設置数を大幅に増やした消毒液。英語と中国語でも利用を呼び掛けている(和歌山県白浜町のアドベンチャーワールドで)
設置数を大幅に増やした消毒液。英語と中国語でも利用を呼び掛けている(和歌山県白浜町のアドベンチャーワールドで)
新型コロナウイルスの試薬を確認する県環境衛生研究センター職員(28日、和歌山市で)
新型コロナウイルスの試薬を確認する県環境衛生研究センター職員(28日、和歌山市で)
 新型コロナウイルスによる肺炎が中国の湖北省武漢市から広がっている問題は、白浜温泉街(和歌山県白浜町)の宿泊施設で、中国人の宿泊予約キャンセルが相次ぐなど、紀南の観光産業にも影響が広がっている。 


 白浜町のあるホテルでは、2月の団体客(約20人)の宿泊予約がキャンセルされた。
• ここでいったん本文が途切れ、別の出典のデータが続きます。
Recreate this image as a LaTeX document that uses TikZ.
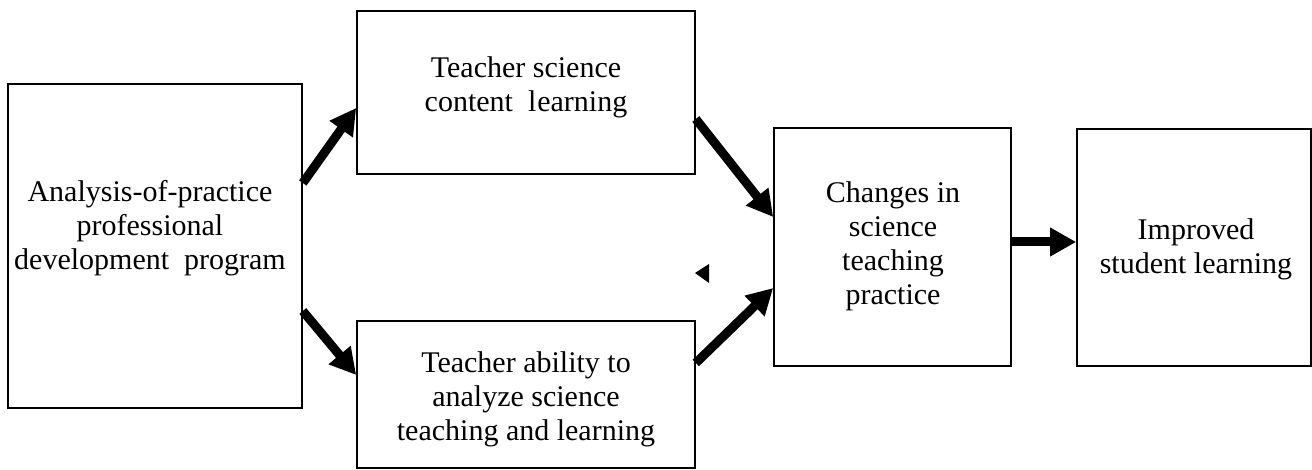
\documentclass[tikz,border=0pt]{standalone}
\usepackage{fontspec}
\setmainfont{Liberation Serif}
\usetikzlibrary{arrows.meta}
\begin{document}
\begin{tikzpicture}[x=1pt,y=-1pt,
  box/.style={draw, line width=1.6pt, inner sep=0pt, rectangle},
  lbl/.style={align=center, inner sep=0pt, font=\fontsize{30}{34}\selectfont},
  arr/.style={line width=9pt, -{Triangle[length=26pt,width=27pt]}, shorten <=0pt}
]
\useasboundingbox (0,0) rectangle (1312,470);
% boxes
\node[box, minimum width=294pt, minimum height=324pt] (b1) at (155,246) {};
\node[box, minimum width=338pt, minimum height=163pt] (b2) at (526,92.5) {};
\node[box, minimum width=338pt, minimum height=147pt] (b3) at (526,394.5) {};
\node[box, minimum width=237pt, minimum height=238pt] (b4) at (892.5,247) {};
\node[box, minimum width=234pt, minimum height=237pt] (b5) at (1194,247.5) {};
% labels
\node[lbl] (t1) at (150,228) {Analysis-of-practice\\professional\\development\ \ program};
\node[lbl] (t2) at (526,87) {Teacher science\\content\ \ l\kern1pt earning};
\node[lbl] (t3) at (526,399) {Teacher ability to\\analyze science\\teaching and learning};
\node[lbl] (t4) at (893,246) {Changes in\\science\\teaching\\practice};
\node[lbl] (t5) at (1196,249) {Improved\\student learning};
% connectors
\draw[arr] ([yshift=63pt]b1.east) -- ([yshift=-15.5pt]b2.west);
\draw[arr] ([yshift=-65pt]b1.east) -- ([yshift=19.5pt]b3.west);
\draw[arr] ([yshift=-26.5pt]b2.east) -- ([yshift=30pt]b4.west);
\draw[arr] ([yshift=31.5pt]b3.east) -- ([yshift=-41pt]b4.west);
\draw[arr] ([yshift=5pt]b4.east) -- ([yshift=5.5pt]b5.west);
% stray mark
\fill (695,273) -- (709,264) -- (709,283) -- cycle;
\end{tikzpicture}
\end{document}
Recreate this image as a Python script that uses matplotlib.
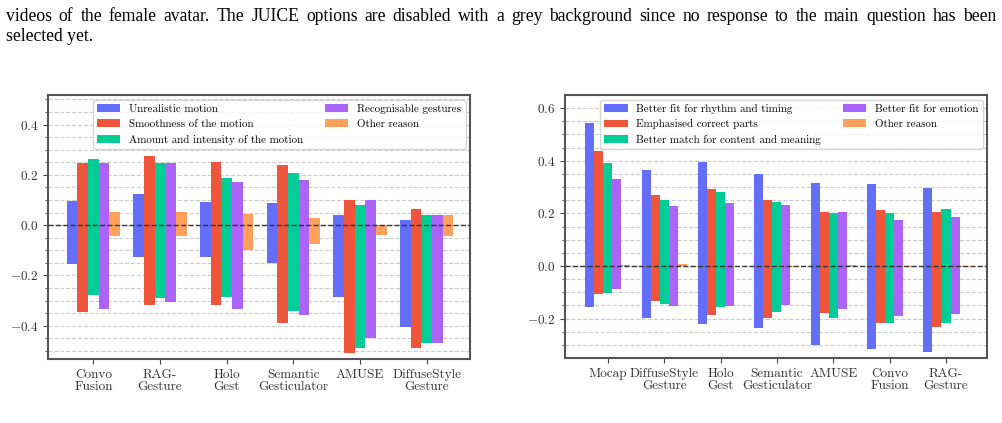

個人客でも予約の取り消しが出ているという。別の宿泊施設は「既に中国からの団体予約はほぼキャンセルになった。影響はかなり大きい」。別のホテルでも個人客のキャンセルが出ていて、担当者は「影響は今後も続きそう。(キャンセルは)計100人以上になるのでは」と話す。

 外国人観光客の対応も多い白浜観光協会事務所では、スタッフがマスクを着用して業務に当たっている。窓口には「お客様へのお願い」と題した紙を用意。せきや発熱がある場合は申し出るよう、日本語と中国語で書いている。

 白浜町のレジャー施設「アドベンチャーワールド」では、施設内の消毒液を10本から60本に増やした。土産物の販売所では試食を取りやめた。

 中国政府は27日、海外への団体旅行を禁止する措置を発動した。いつ解除するか明らかにしておらず、訪日観光客の減少で日本経済への影響も予想される。

 海外から白浜町への観光客はここ数年、10万人前後で推移している。国・地域別では、中国からの来訪は香港に次いで2番目に多い。

 県によると、中国広東省の小中学校計4校が2月上旬、修学旅行で県内を訪れ、白浜町に民泊する予定だったが、旅行が中止になった。

 仁坂吉伸知事は28日の会見で、観光業などへの影響が大きい場合は緊急融資も検討していると明らかにした。


◆患者発生へ備え 各医療機関


 県は、県内で患者が発生した場合に備え、態勢を整えている。

 中国語も併記した問診票を作り、県内の全医療機関に配布している。武漢市への渡航歴や、患者との接触の有無、発熱などを書き込む。

 各医療機関では、医師が疑わしいと診断した場合、保健所に連絡するとともに、患者から検体を採取し、専門機関で検査。保健所の判断で、県内の指定7病院に入院させる対応を取る。

 検査はこれまで国立感染症研究所(東京都)が実施していたが、県環境衛生研究センター(和歌山市)に必要な試薬が届いたため、県内でも可能になった。早ければ数日で態勢を整え運用を始める。

 県は27日、関係課による初めての連絡会議を開き、患者発生時の対応などを確認した。今後も必要に応じて開いていくとしている。

 健康推進課は「インフルエンザやかぜと予防方法は同じ。手洗いやうがいをし、せきが出る場合はマスクを着用してほしい。武漢市から帰国や入国し、せきや発熱がある場合は、その滞在歴を医療機関に申告した上で速やかに受診してほしい」と呼び掛けている。